The procedural history of the case is complex, and I will not attempt to summarize it. Here’s the short version:
In 2007 – i.e., 6 years after Apple’s launch of the iPod – “RXD decided to create and market a ‘mobile Internet notepad’ that people could use to make ‘simple’ lists online, including grocery lists and ‘to do’ lists. RXD named its new, internet-based notepad ‘ipad.mobi’ and launched the website in September 2007….The website did not result in any commercial success for RXD.” Apple released the first iPad tablet in 2010. In conjunction with that release, it filed applications in July 2009 and January 2010 for protected use of the “ipad” mark. RXD then filed its own application for protected use of the “ipad” mark, opposed Apple’s applications, and pursued an adversary proceeding against Apple before the Trademark Trial and Appeal Board (TTAB). As the Fourth Circuit’s opinion explains:
In 2016, while the TTAB proceedings with Apple were still ongoing, RXD launched a “rebranded” website advertising “cloud storage” services. Among other things, this “rebranded” website offered users the ability to upload photographs, videos, music, and documents. RXD chose the name “ipadtoday.com” for the new website, and released a new logo depicting an image of a cloud accompanied by “ipad™.” On the new website, the “ipad™” logo was prominently displayed along with pictures of Apple devices, all of which had the “ipad™” logo superimposed on them….

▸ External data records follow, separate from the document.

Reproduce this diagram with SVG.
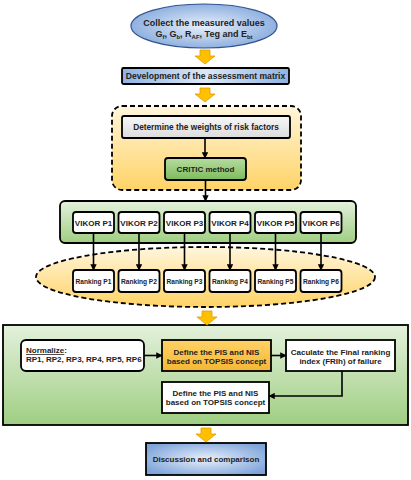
<svg xmlns="http://www.w3.org/2000/svg" width="411" height="480" viewBox="0 0 411 480">
<defs>
<radialGradient id="gBlue" cx="0.5" cy="0.5" r="0.6">
<stop offset="0" stop-color="#e8f0fb"/>
<stop offset="1" stop-color="#7ea4da"/>
</radialGradient>
<linearGradient id="gBlueH" x1="0" y1="0" x2="1" y2="0">
<stop offset="0" stop-color="#8fb2e3"/>
<stop offset="0.5" stop-color="#dce8f7"/>
<stop offset="1" stop-color="#8fb2e3"/>
</linearGradient>
<linearGradient id="gYellow" x1="0" y1="0" x2="0" y2="1">
<stop offset="0" stop-color="#fff6dc"/>
<stop offset="1" stop-color="#ffd366"/>
</linearGradient>
<linearGradient id="gGreen" x1="0" y1="0" x2="0" y2="1">
<stop offset="0" stop-color="#e4f1dc"/>
<stop offset="1" stop-color="#9fce82"/>
</linearGradient>
<linearGradient id="gGreenBox" x1="0" y1="0" x2="0" y2="1">
<stop offset="0" stop-color="#b6dca0"/>
<stop offset="1" stop-color="#7dbb5c"/>
</linearGradient>
<linearGradient id="gGray" x1="0" y1="0" x2="0" y2="1">
<stop offset="0" stop-color="#f7f7f7"/>
<stop offset="1" stop-color="#dcdcdc"/>
</linearGradient>
<linearGradient id="gOrange" x1="0" y1="0" x2="0" y2="1">
<stop offset="0" stop-color="#ffd266"/>
<stop offset="1" stop-color="#f5b733"/>
</linearGradient>
<marker id="ah" viewBox="0 0 10 10" refX="9" refY="5" markerWidth="4" markerHeight="4" orient="auto">
<path d="M0,0 L10,5 L0,10 z" fill="#000"/>
</marker>
<path id="fat" d="M-5,0 H5 V6 H10 L0,14 L-10,6 H-5 Z"/>
</defs>
<style>
.t{font-family:"Liberation Sans",Arial,sans-serif;font-weight:bold;fill:#222;text-anchor:middle}
.tl{font-family:"Liberation Sans",Arial,sans-serif;font-weight:bold;fill:#222;text-anchor:start}
.box{stroke:#000;stroke-width:1.8}
.wb{fill:#fff;stroke:#000;stroke-width:1.8}
.con{stroke:#000;stroke-width:1.6;fill:none;marker-end:url(#ah)}
.fa{fill:#ffc000;stroke:#e39a00;stroke-width:0.8}
.dash{stroke:#000;stroke-width:1.8;stroke-dasharray:5,3}
</style>

<g id="n-collect">
<ellipse cx="204" cy="26" rx="73" ry="22" fill="url(#gBlue)" stroke="#2f528f" stroke-width="1.2"/>
<text class="t" x="204" y="26" font-size="9">Collect the measured values</text>
<text class="t" x="204" y="37" font-size="9">G<tspan font-size="6" dy="2">f</tspan><tspan dy="-2">, G</tspan><tspan font-size="6" dy="2">b</tspan><tspan dy="-2">, R</tspan><tspan font-size="6" dy="2">AF</tspan><tspan dy="-2">, Teg and E</tspan><tspan font-size="6" dy="2">bt</tspan></text>
</g>

<g id="n-matrix">
<rect class="box" x="122" y="68" width="167" height="16" rx="1.5" fill="url(#gBlueH)"/>
<text class="t" x="205.5" y="79" font-size="8.6">Development of the assessment matrix</text>
</g>

<g id="n-weights-group">
<rect class="dash" x="112" y="106" width="189" height="84" rx="10" fill="url(#gYellow)"/>
</g>
<g id="n-weights">
<rect class="box" x="122" y="116" width="168" height="22" rx="2" fill="url(#gGray)"/>
<text class="t" x="206" y="130" font-size="8.3">Determine the weights of risk factors</text>
</g>
<g id="n-critic">
<rect class="box" x="165" y="158" width="81" height="22" rx="3" fill="url(#gGreenBox)"/>
<text class="t" x="205.5" y="172" font-size="8">CRITIC method</text>
</g>

<g id="n-vikor">
<rect class="box" x="60" y="201" width="296" height="42" rx="5" fill="url(#gGreen)"/>
<rect class="wb" x="73" y="212" width="41" height="21" rx="3"/>
<text class="t" x="93.5" y="225.5" font-size="8">VIKOR P1</text>
<rect class="wb" x="118.5" y="212" width="41" height="21" rx="3"/>
<text class="t" x="139" y="225.5" font-size="8">VIKOR P2</text>
<rect class="wb" x="164" y="212" width="41" height="21" rx="3"/>
<text class="t" x="184.5" y="225.5" font-size="8">VIKOR P3</text>
<rect class="wb" x="209.5" y="212" width="41" height="21" rx="3"/>
<text class="t" x="230" y="225.5" font-size="8">VIKOR P4</text>
<rect class="wb" x="255" y="212" width="41" height="21" rx="3"/>
<text class="t" x="275.5" y="225.5" font-size="8">VIKOR P5</text>
<rect class="wb" x="300.5" y="212" width="41" height="21" rx="3"/>
<text class="t" x="321" y="225.5" font-size="8">VIKOR P6</text>
</g>

<g id="n-ranking">
<ellipse class="dash" cx="205.5" cy="277" rx="169.5" ry="30" fill="url(#gYellow)"/>
<rect class="wb" x="73" y="270" width="41" height="22" rx="3"/>
<text class="t" x="93.5" y="283.5" font-size="6.6">Ranking P1</text>
<rect class="wb" x="118.5" y="270" width="41" height="22" rx="3"/>
<text class="t" x="139" y="283.5" font-size="6.6">Ranking P2</text>
<rect class="wb" x="164" y="270" width="41" height="22" rx="3"/>
<text class="t" x="184.5" y="283.5" font-size="6.6">Ranking P3</text>
<rect class="wb" x="209.5" y="270" width="41" height="22" rx="3"/>
<text class="t" x="230" y="283.5" font-size="6.6">Ranking P4</text>
<rect class="wb" x="255" y="270" width="41" height="22" rx="3"/>
<text class="t" x="275.5" y="283.5" font-size="6.6">Ranking P5</text>
<rect class="wb" x="300.5" y="270" width="41" height="22" rx="3"/>
<text class="t" x="321" y="283.5" font-size="6.6">Ranking P6</text>
</g>

<g id="n-topsis-group">
<rect class="box" x="3" y="325" width="405" height="100" fill="url(#gGreen)"/>
</g>
<g id="n-normalize">
<rect class="wb" x="21" y="340" width="123" height="31" rx="5"/>
<text class="tl" x="26" y="353" font-size="8"><tspan text-decoration="underline">Normalize</tspan>:</text>
<text class="tl" x="26" y="361.5" font-size="8">RP1, RP2, RP3, RP4, RP5, RP6</text>
</g>
<g id="n-pis1">
<rect class="box" x="162" y="340" width="109" height="31" fill="url(#gOrange)"/>
<text class="t" x="216.5" y="355" font-size="8">Define the PIS and NIS</text>
<text class="t" x="216.5" y="363.5" font-size="8">based on TOPSIS concept</text>
</g>
<g id="n-final">
<rect class="wb" x="286" y="340" width="109" height="31"/>
<text class="t" x="340.5" y="355" font-size="8">Caculate the Final ranking</text>
<text class="t" x="340.5" y="363.5" font-size="8">index (FRIh) of failure</text>
</g>
<g id="n-pis2">
<rect class="wb" x="162" y="382" width="107" height="31"/>
<text class="t" x="215.5" y="396" font-size="8">Define the PIS and NIS</text>
<text class="t" x="215.5" y="404.5" font-size="8">based on TOPSIS concept</text>
</g>

<g id="n-discussion">
<rect class="box" x="146" y="443" width="120" height="32" fill="url(#gBlue)"/>
<text class="t" x="206" y="462" font-size="8">Discussion and comparison</text>
</g>

<g id="connectors">
<use href="#fat" class="fa" x="205" y="50"/>
<use href="#fat" class="fa" x="205" y="88"/>
<use href="#fat" class="fa" x="207" y="311"/>
<use href="#fat" class="fa" x="206" y="428"/>
<line class="con" x1="205" y1="138" x2="205" y2="158"/>
<line class="con" x1="205.5" y1="180" x2="205.5" y2="201"/>
<line class="con" x1="93.5" y1="233" x2="93.5" y2="270"/>
<line class="con" x1="139" y1="233" x2="139" y2="270"/>
<line class="con" x1="184.5" y1="233" x2="184.5" y2="270"/>
<line class="con" x1="230" y1="233" x2="230" y2="270"/>
<line class="con" x1="275.5" y1="233" x2="275.5" y2="270"/>
<line class="con" x1="321" y1="233" x2="321" y2="270"/>
<line class="con" x1="144" y1="355.5" x2="162" y2="355.5"/>
<line class="con" x1="271" y1="355.5" x2="286" y2="355.5"/>
<polyline class="con" points="342,371 342,396 269,396"/>
</g>
</svg>
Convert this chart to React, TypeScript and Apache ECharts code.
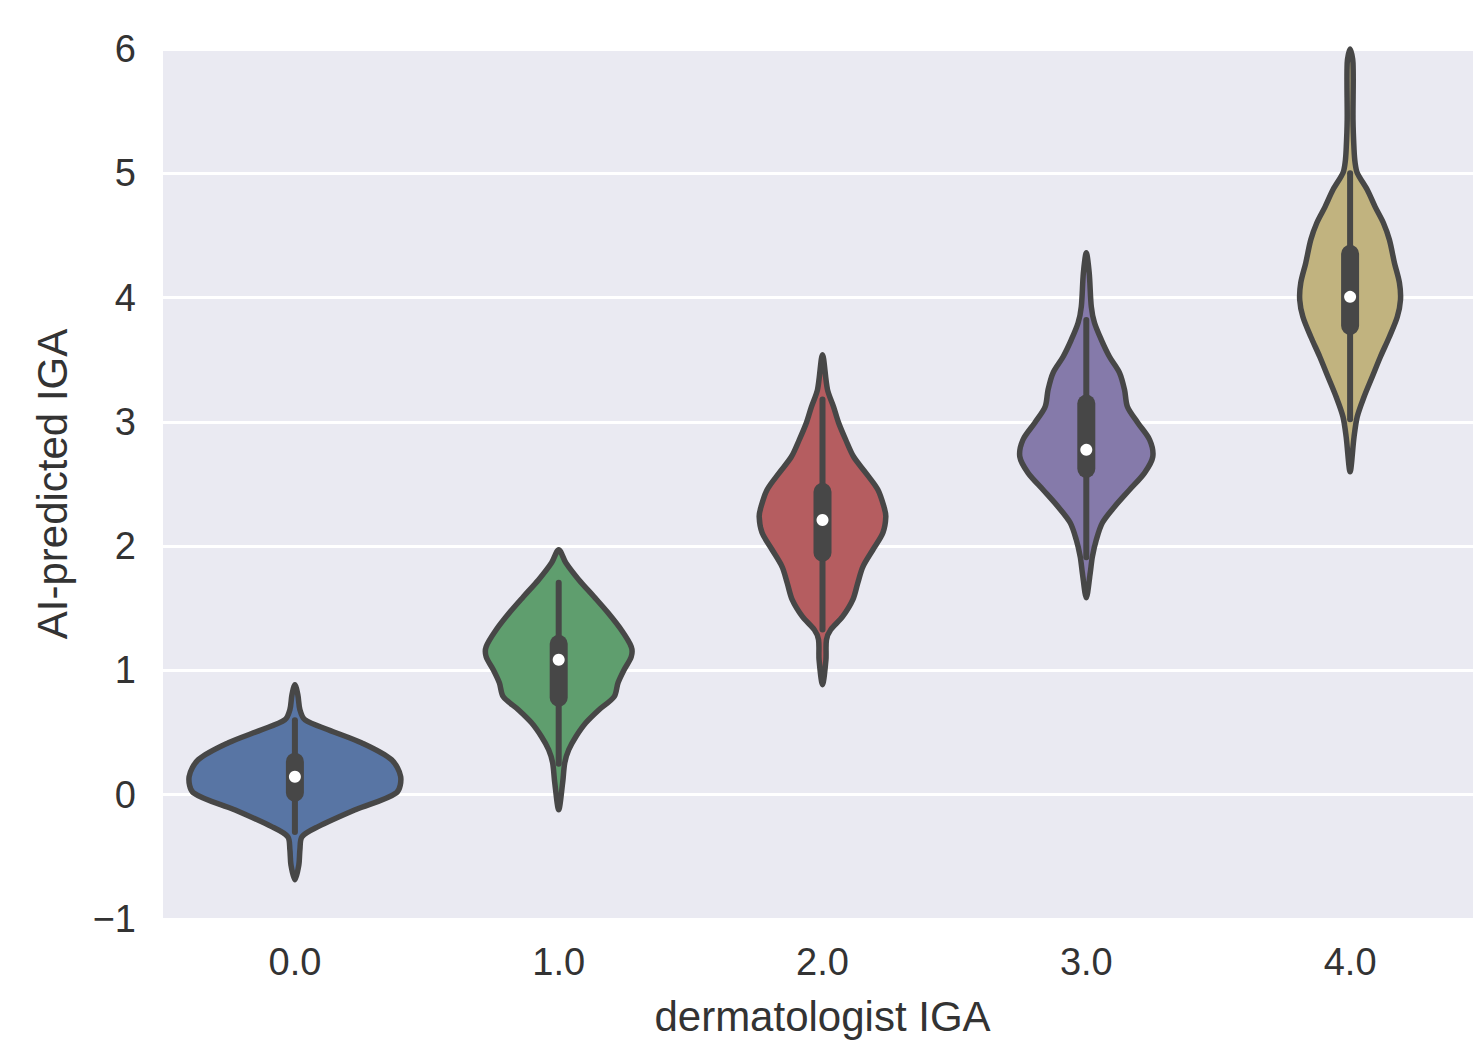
import React, { useEffect, useRef } from "react";
import * as echarts from "echarts";

// Categories (dermatologist IGA)
const categories = ["0.0", "1.0", "2.0", "3.0", "4.0"];

// Violin outlines: y values (AI-predicted IGA) and half-widths (fraction of category band)
const blueY = [0.885, 0.805, 0.684, 0.603, 0.523, 0.418, 0.282, 0.145, 0.016, -0.121, -0.257, -0.338, -0.442, -0.563, -0.684];
const blueW = [0, 0.011, 0.019, 0.038, 0.126, 0.252, 0.366, 0.401, 0.385, 0.229, 0.088, 0.027, 0.019, 0.015, 0];

const greenY = [1.971, 1.866, 1.73, 1.593, 1.464, 1.327, 1.191, 1.11, 1.006, 0.901, 0.788, 0.684, 0.579, 0.467, 0.362, 0.257, 0.097, -0.121];
const greenW = [0, 0.027, 0.076, 0.134, 0.187, 0.237, 0.275, 0.275, 0.248, 0.225, 0.21, 0.153, 0.103, 0.065, 0.038, 0.023, 0.015, 0];

const redY = [3.54, 3.258, 3.121, 2.993, 2.856, 2.719, 2.59, 2.454, 2.317, 2.237, 2.108, 1.971, 1.834, 1.706, 1.569, 1.432, 1.327, 1.247, 1.086, 0.885];
const redW = [0, 0.019, 0.042, 0.061, 0.088, 0.118, 0.164, 0.21, 0.233, 0.24, 0.229, 0.191, 0.153, 0.134, 0.115, 0.076, 0.031, 0.015, 0.013, 0];

const purpleY = [4.36, 4.199, 3.926, 3.797, 3.66, 3.524, 3.395, 3.258, 3.121, 2.993, 2.856, 2.719, 2.59, 2.454, 2.317, 2.188, 2.051, 1.915, 1.786, 1.585];
const purpleW = [0, 0.011, 0.019, 0.031, 0.057, 0.088, 0.126, 0.145, 0.156, 0.195, 0.24, 0.252, 0.221, 0.164, 0.107, 0.061, 0.038, 0.023, 0.015, 0];

const goldY = [6.0, 5.889, 5.43, 5.189, 5.084, 5.004, 4.867, 4.73, 4.602, 4.465, 4.28, 4.119, 3.982, 3.846, 3.685, 3.524, 3.363, 3.202, 3.041, 2.88, 2.599];
const goldW = [0, 0.011, 0.011, 0.015, 0.019, 0.027, 0.065, 0.095, 0.126, 0.149, 0.168, 0.187, 0.191, 0.179, 0.149, 0.115, 0.084, 0.053, 0.027, 0.015, 0];

// Inner box statistics per category
const q1 = [-0.056, 0.708, 1.875, 2.55, 3.7];
const q3 = [0.338, 1.287, 2.51, 3.22, 4.425];
const medians = [0.145, 1.086, 2.21, 2.775, 4.006];
const whiskerLow = [-0.3, 0.25, 1.33, 1.91, 3.02];
const whiskerHigh = [0.6, 1.706, 3.18, 3.82, 5.0];

const colors = ["#5875A4", "#5F9E6E", "#B55D60", "#857AAA", "#C1B37F"];
const yTicks = [-1, 0, 1, 2, 3, 4, 5, 6];

const profiles = [
  { y: blueY, w: blueW },
  { y: greenY, w: greenW },
  { y: redY, w: redW },
  { y: purpleY, w: purpleW },
  { y: goldY, w: goldW },
];

const DARK = "#474747";
const TEXT = "#333333";

export default function App() {
  const ref = useRef<HTMLDivElement>(null);
  useEffect(() => {
    if (!ref.current) return;
    const chart = echarts.init(ref.current, null, { renderer: "svg" });
    const renderItem = (params: any, api: any) => {
      const idx = api.value(0);
      const prof = profiles[idx];
      const band = api.size([1, 0])[0];
      const n = prof.y.length;
      const pts: number[][] = [];
      const top = api.coord([idx, prof.y[0]]);
      pts.push([top[0], top[1]]);
      for (let i = 1; i < n - 1; i++) {
        const c = api.coord([idx, prof.y[i]]);
        pts.push([c[0] - prof.w[i] * band, c[1]]);
      }
      const bot = api.coord([idx, prof.y[n - 1]]);
      pts.push([bot[0], bot[1]]);
      for (let i = n - 2; i >= 1; i--) {
        const c = api.coord([idx, prof.y[i]]);
        pts.push([c[0] + prof.w[i] * band, c[1]]);
      }
      const cx = top[0];
      const wHi = api.coord([idx, whiskerHigh[idx]])[1];
      const wLo = api.coord([idx, whiskerLow[idx]])[1];
      const bHi = api.coord([idx, q3[idx]])[1];
      const bLo = api.coord([idx, q1[idx]])[1];
      const med = api.coord([idx, medians[idx]])[1];
      const boxW = 18;
      return {
        type: "group",
        children: [
          {
            type: "polygon",
            shape: { points: pts, smooth: 0.3 },
            style: { fill: colors[idx], stroke: DARK, lineWidth: 5.5, lineJoin: "round" },
          },
          {
            type: "line",
            shape: { x1: cx, y1: wHi, x2: cx, y2: wLo },
            style: { stroke: DARK, lineWidth: 6, lineCap: "round" },
          },
          {
            type: "rect",
            shape: { x: cx - boxW / 2, y: bHi, width: boxW, height: bLo - bHi, r: boxW / 2 },
            style: { fill: DARK },
          },
          {
            type: "circle",
            shape: { cx: cx, cy: med, r: 6 },
            style: { fill: "#ffffff" },
          },
        ],
      };
    };
    chart.setOption({
      animation: false,
      backgroundColor: "#ffffff",
      grid: {
        left: 163,
        right: 0,
        top: 49,
        bottom: 124,
        show: true,
        backgroundColor: "#EAEAF2",
        borderWidth: 0,
      },
      xAxis: {
        type: "category",
        data: categories,
        boundaryGap: true,
        axisLine: { show: false },
        axisTick: { show: false },
        splitLine: { show: false },
        axisLabel: {
          fontFamily: "Liberation Sans",
          fontSize: 38,
          color: TEXT,
          margin: 24,
        },
        name: "dermatologist IGA",
        nameLocation: "middle",
        nameGap: 76,
        nameTextStyle: { fontFamily: "Liberation Sans", fontSize: 42, color: TEXT },
      },
      yAxis: {
        type: "value",
        min: yTicks[0],
        max: yTicks[yTicks.length - 1],
        interval: 1,
        axisLine: { show: false },
        axisTick: { show: false },
        splitLine: { show: true, lineStyle: { color: "#ffffff", width: 3 } },
        axisLabel: {
          fontFamily: "Liberation Sans",
          fontSize: 38,
          color: TEXT,
          margin: 27,
          formatter: (v: number) => (v < 0 ? "\u2212" + Math.abs(v) : String(v)),
        },
        name: "AI-predicted IGA",
        nameLocation: "middle",
        nameGap: 90,
        nameTextStyle: { fontFamily: "Liberation Sans", fontSize: 42, color: TEXT },
      },
      series: [
        {
          type: "custom",
          renderItem,
          clip: false,
          data: categories.map((_, i) => [i, medians[i]]),
          encode: { x: 0, y: 1 },
          z: 5,
        },
      ],
    });
    return () => chart.dispose();
  }, []);
  return (
    <div
      style={{
        position: "fixed",
        left: 0,
        top: 0,
        width: 1473,
        height: 1043,
        overflow: "hidden",
        background: "#ffffff",
      }}
    >
      <div ref={ref} style={{ width: 1482, height: 1043 }} />
    </div>
  );
}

…RXD does not assert in this appeal its prior claim that its use of “ipad” is entitled to trademark protection. Instead, RXD defends against Apple’s claim of infringement. RXD argues that Apple’s use of the mark was not protected because RXD was the first, or “senior” user of the descriptive mark, using “ipad.mobi” on its website in September 2007….
…Apple submits that even assuming RXD was the senior user of the mark [which Apple disputes], Apple’s infringement claim does not rest on RXD’s limited use of the mark in 2007. Apple asserts that, instead, its claim is based on RXD’s altered use of the mark in October 2016 on its “ipadtoday.com” website when RXD blatantly mimicked Apple products in connection with RXD’s cloud storage services….Apple contends that RXD’s altered use of the mark in 2016 infringed on Apple’s rights, even if Apple were deemed not the senior user, because Apple would qualify as an “intervening junior user” of the mark. We agree with Apple’s position. (Emphasis added.)
I frankly do not understand how RXD or its lawyers thought they could win this case, when Apple had been marketing the iPad with huge success for 6 years before RXD launched its “ipadtoday.com” website.